The Dollar Dominance Problem
US-backed stablecoins currently control 98% of the stablecoin market, a concentration that Lagarde framed as a structural risk to the euro’s global standing. The collapse of Silicon Valley Bank in 2023, which briefly forced USDC below its dollar peg, illustrated the fragility of private stablecoin reserves. Lagarde’s argument centers on a critical distinction: stablecoins bundle a monetary function (price stability) with a technological function (instant settlement), but Europe’s objective is to preserve monetary policy transmission and financial stability while capturing settlement innovation. Replicating dollar stablecoins in euro form, she suggested, would merely extend US monetary influence rather than strengthen European autonomy.
Central Bank Money as the Foundation
Lagarde’s alternative pivots toward wholesale tokenized settlement anchored to Eurosystem central bank money—a strategy underpinned by the Pontes project and the broader Appia roadmap, published in March 2026. The Appia roadmap targets a fully interoperable European tokenized financial ecosystem by 2028. This approach separates the settlement layer (technology) from the monetary layer (ECB-issued digital currency), eliminating the reserve fragility that undermines private stablecoins. Lagarde stated: “Europe knows which port it is sailing to. Our task is not to replicate instruments developed elsewhere, but to build the foundations and the infrastructure that serve our own objectives.”

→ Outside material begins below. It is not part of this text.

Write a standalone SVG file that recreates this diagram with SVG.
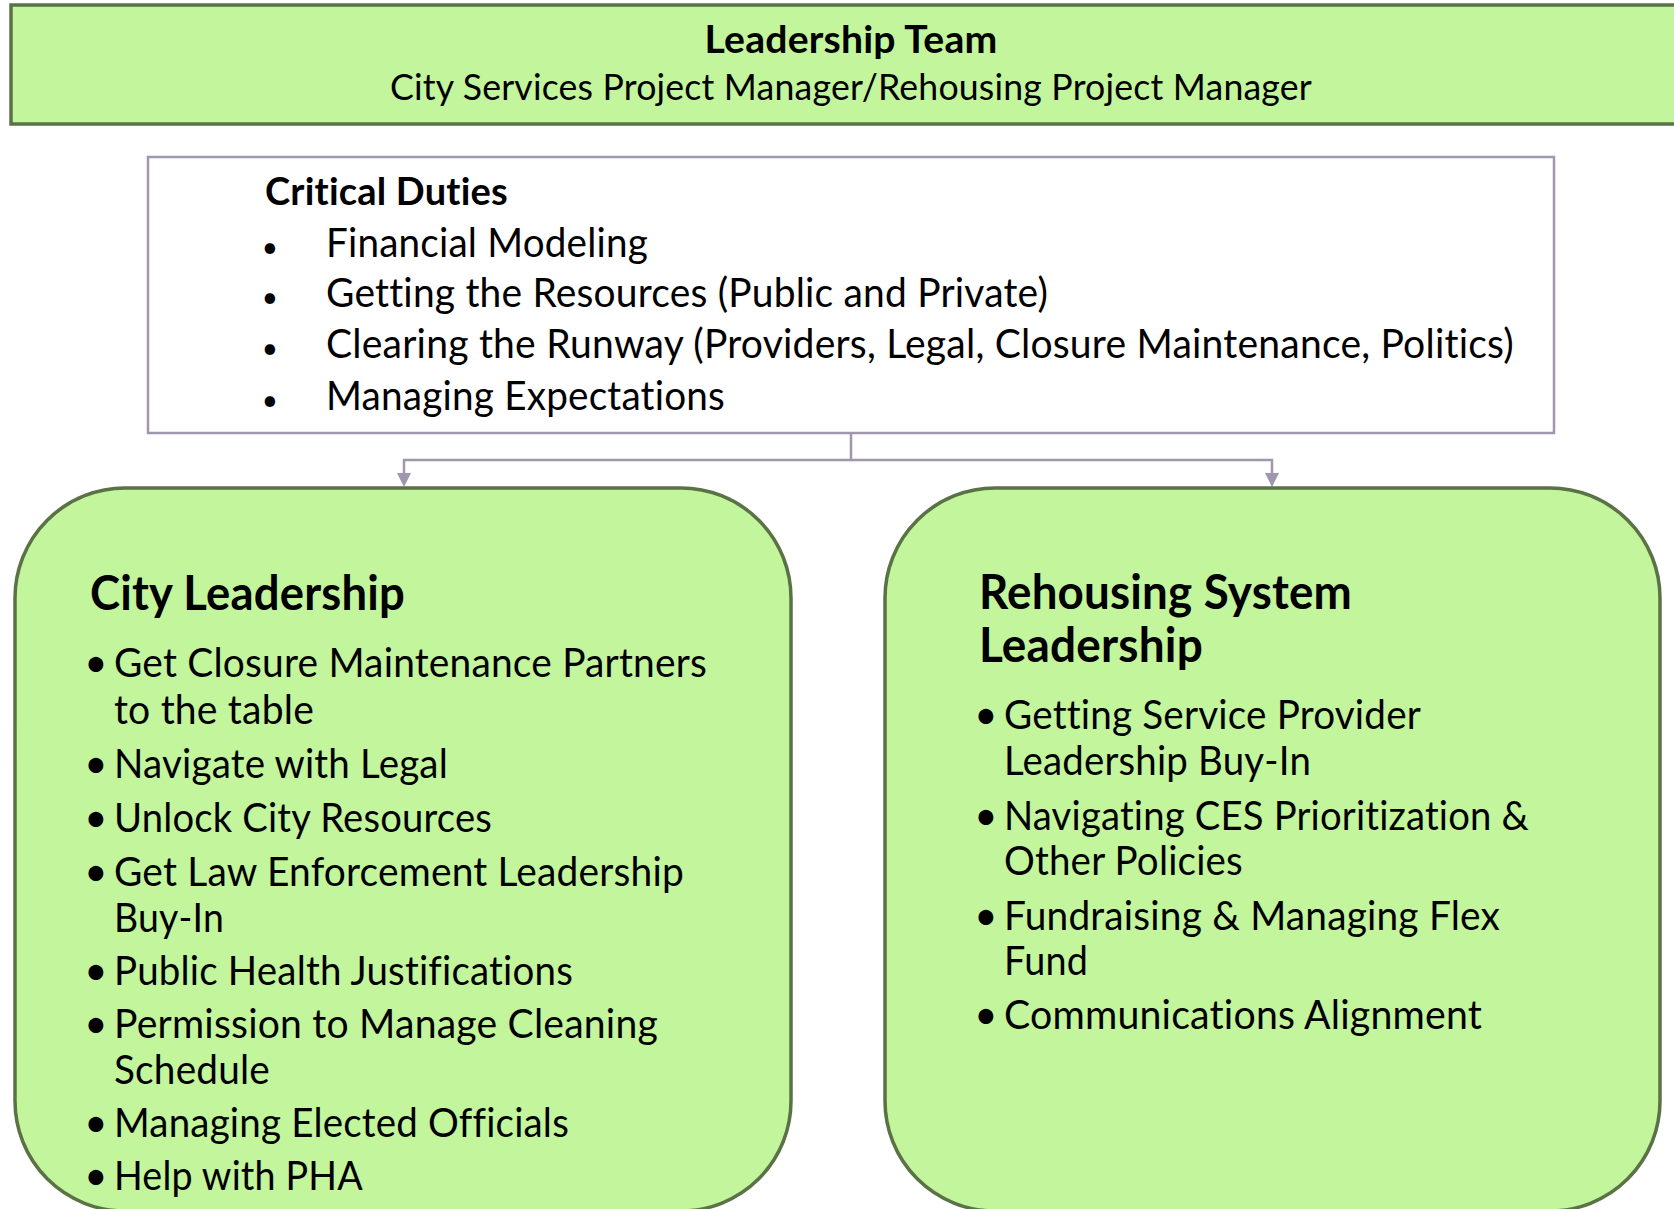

Stablecoins Within Guardrails
Lagarde did not call for a euro stablecoin ban. Instead, she positioned the EU’s Markets in Crypto-Assets Regulation (MiCA) as a framework to govern their issuance while prioritizing central bank infrastructure. “It is no longer about whether stablecoins should exist, but whether jurisdictions can afford to be without them,” she said, signaling acceptance of the technology while rejecting private issuance as Europe’s primary strategy. Financial stability risks—including fund runs, weakened monetary policy transmission if deposits migrate to stablecoins, and reserve concentration—remain central to ECB thinking. The Eurosystem’s focus on wholesale settlement infrastructure addresses these risks by keeping settlement anchored to central bank liabilities.
The 2028 Deadline
The Appia roadmap sets 2028 as the completion target for a fully interoperable European tokenized financial ecosystem. Success depends on coordination across the Eurosystem, national regulators, and market participants. Implementation timelines for the Pontes project remain undisclosed. Lagarde’s framing signals that the ECB will move forward with central bank digital infrastructure regardless of private stablecoin adoption, positioning tokenized settlement as Europe’s competitive response to dollar dominance.